According to an informal survey conducted by members of Community Board 12 over the last several months, the owners of about 700 street-level apartments between West 155th and 221st streets have been renting those spaces out for mom-and-pop grocery stores, hair and nail salons and doctor and dentist offices.
Landlords can get much higher rents–sometimes ten times more–for commercial spaces than they can from residential tenants, explained board member Martin Collins, who led the survey.
But the neighborhood, he said, is losing out. While in some cases, the small businesses have been good for the area, he said, the need for affordable housing is more important.
To better balance the needs of the neighborhood, and to prevent other illegal businesses from cropping up without shutting down most of the existing shops, the community board is working with City Councilmember Robert Jackson to lobby the city to designate as new commercial districts the main thoroughfares of Audubon and Amsterdam avenues, where small groceries, travel agencies, beauty shops and restaurants have opened up in recent years in spaces zoned to be residences. At the same time they will work with the city’s Department of Buildings to crack down on the illegal use of apartments as shops along the area’s side streets.
By making the commercial area on the avenues official, said Collins, the city can collect business-level taxes, which it currently loses out on due to the illegal conversions. Right now, said Collins, “resources that would go to the community do not.”

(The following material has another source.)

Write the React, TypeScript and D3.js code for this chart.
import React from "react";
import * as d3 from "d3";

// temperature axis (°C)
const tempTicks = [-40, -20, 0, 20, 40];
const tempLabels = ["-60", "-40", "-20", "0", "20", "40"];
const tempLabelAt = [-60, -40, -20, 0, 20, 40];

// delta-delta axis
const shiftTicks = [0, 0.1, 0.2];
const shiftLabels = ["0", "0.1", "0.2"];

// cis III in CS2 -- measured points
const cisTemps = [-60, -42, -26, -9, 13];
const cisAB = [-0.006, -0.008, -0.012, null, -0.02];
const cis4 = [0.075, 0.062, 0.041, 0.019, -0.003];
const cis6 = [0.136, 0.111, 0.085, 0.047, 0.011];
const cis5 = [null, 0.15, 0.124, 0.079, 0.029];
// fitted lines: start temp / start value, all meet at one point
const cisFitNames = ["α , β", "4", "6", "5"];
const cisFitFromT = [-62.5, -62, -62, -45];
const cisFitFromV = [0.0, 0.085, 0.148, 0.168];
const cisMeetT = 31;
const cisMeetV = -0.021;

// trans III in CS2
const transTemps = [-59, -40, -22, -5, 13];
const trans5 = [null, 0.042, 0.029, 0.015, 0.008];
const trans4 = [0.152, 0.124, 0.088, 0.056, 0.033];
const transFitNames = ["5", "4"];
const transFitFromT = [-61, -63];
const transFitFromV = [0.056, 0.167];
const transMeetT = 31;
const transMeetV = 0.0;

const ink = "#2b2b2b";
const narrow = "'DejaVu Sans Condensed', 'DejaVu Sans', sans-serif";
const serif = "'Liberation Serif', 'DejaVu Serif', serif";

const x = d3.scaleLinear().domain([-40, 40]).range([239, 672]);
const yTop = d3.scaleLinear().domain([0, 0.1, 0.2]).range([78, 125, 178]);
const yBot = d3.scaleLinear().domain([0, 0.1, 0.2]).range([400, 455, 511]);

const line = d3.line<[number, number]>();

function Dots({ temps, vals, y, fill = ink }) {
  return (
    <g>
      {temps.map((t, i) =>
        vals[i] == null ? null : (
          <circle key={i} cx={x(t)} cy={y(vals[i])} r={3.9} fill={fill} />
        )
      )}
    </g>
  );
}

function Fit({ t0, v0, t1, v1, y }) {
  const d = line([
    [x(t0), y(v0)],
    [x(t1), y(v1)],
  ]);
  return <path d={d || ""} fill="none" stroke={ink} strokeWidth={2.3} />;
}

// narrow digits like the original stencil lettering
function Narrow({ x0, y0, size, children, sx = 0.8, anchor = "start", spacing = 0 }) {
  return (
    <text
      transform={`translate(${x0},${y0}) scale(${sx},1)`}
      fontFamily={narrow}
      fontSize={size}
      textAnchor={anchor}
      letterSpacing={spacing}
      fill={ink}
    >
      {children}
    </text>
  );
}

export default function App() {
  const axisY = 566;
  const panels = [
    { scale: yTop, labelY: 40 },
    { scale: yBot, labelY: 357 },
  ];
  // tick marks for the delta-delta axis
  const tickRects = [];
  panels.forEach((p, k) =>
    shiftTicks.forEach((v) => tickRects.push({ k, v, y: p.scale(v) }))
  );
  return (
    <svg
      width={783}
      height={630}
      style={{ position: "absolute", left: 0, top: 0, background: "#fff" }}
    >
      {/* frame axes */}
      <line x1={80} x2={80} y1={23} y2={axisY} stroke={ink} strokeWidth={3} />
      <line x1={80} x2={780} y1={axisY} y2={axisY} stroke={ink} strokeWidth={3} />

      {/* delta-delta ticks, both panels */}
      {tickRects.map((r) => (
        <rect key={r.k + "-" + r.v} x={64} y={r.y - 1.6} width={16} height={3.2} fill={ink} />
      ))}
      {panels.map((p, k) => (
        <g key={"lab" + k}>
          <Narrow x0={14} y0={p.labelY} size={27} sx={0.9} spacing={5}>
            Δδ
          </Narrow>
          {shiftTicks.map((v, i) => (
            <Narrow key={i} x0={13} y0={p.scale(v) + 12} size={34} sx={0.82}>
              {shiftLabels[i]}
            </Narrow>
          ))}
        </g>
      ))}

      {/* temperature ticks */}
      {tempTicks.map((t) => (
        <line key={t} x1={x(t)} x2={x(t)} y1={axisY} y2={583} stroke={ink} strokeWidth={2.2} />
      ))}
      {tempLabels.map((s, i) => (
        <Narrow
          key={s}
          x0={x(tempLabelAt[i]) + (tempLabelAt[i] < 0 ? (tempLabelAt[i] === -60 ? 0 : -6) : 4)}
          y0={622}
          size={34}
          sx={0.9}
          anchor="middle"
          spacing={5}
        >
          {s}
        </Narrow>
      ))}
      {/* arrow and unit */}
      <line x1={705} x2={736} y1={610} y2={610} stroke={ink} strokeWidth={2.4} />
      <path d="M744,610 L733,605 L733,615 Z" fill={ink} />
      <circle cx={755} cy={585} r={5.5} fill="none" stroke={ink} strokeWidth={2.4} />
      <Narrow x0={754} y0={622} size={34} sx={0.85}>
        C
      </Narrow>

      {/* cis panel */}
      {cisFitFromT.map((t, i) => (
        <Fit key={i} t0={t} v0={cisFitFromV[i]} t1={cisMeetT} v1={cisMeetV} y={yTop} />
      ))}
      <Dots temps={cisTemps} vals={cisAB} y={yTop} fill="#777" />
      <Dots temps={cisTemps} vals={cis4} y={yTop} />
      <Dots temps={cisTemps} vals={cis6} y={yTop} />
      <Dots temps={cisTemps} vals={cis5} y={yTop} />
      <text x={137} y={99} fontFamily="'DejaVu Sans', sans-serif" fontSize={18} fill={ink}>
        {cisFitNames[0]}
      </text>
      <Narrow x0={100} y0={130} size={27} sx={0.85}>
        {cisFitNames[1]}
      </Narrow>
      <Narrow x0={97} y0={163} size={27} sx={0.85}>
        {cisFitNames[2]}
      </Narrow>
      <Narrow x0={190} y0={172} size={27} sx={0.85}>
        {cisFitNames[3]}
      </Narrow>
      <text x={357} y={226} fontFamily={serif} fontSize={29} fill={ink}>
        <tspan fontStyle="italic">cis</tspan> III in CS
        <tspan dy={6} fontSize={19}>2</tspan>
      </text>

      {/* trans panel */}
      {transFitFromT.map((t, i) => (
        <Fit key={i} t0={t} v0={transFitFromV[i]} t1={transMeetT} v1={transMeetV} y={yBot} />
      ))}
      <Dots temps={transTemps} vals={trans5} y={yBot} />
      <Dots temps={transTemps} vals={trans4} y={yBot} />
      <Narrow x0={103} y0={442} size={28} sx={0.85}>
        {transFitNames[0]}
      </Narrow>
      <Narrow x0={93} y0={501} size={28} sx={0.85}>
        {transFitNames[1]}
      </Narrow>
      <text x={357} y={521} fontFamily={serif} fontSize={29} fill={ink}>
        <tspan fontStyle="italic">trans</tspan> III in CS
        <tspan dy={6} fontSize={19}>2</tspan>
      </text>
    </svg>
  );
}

Ilyse Fink, a spokesperson for the city Department of Buildings, says her agency is aware of the problem in northern Manhattan, and will send inspectors out to check on the properties as soon as the community board gives them a list of addresses of the offenders.
Of course, illegal use of residential properties is not unique to northern Manhattan. In Brooklyn and Queens, some one-family homes illegally house too many people, or are turned into multi-apartment buildings which “draw too heavily on the city’s already stretched resources for sanitation, schools and transportation services,” said Dan Andrews, spokesperson for Queens Borough President Helen Marshall, who has recently reconvened the borough’s Illegal Conversions Task Force.
In Washington Heights, Councilmember Jackson hopes community members can resolve the problem before it intensifies. Jackson says, “Business proprietors, residents and community leaders need to sit down and come up with a solution to satisfy both sides.”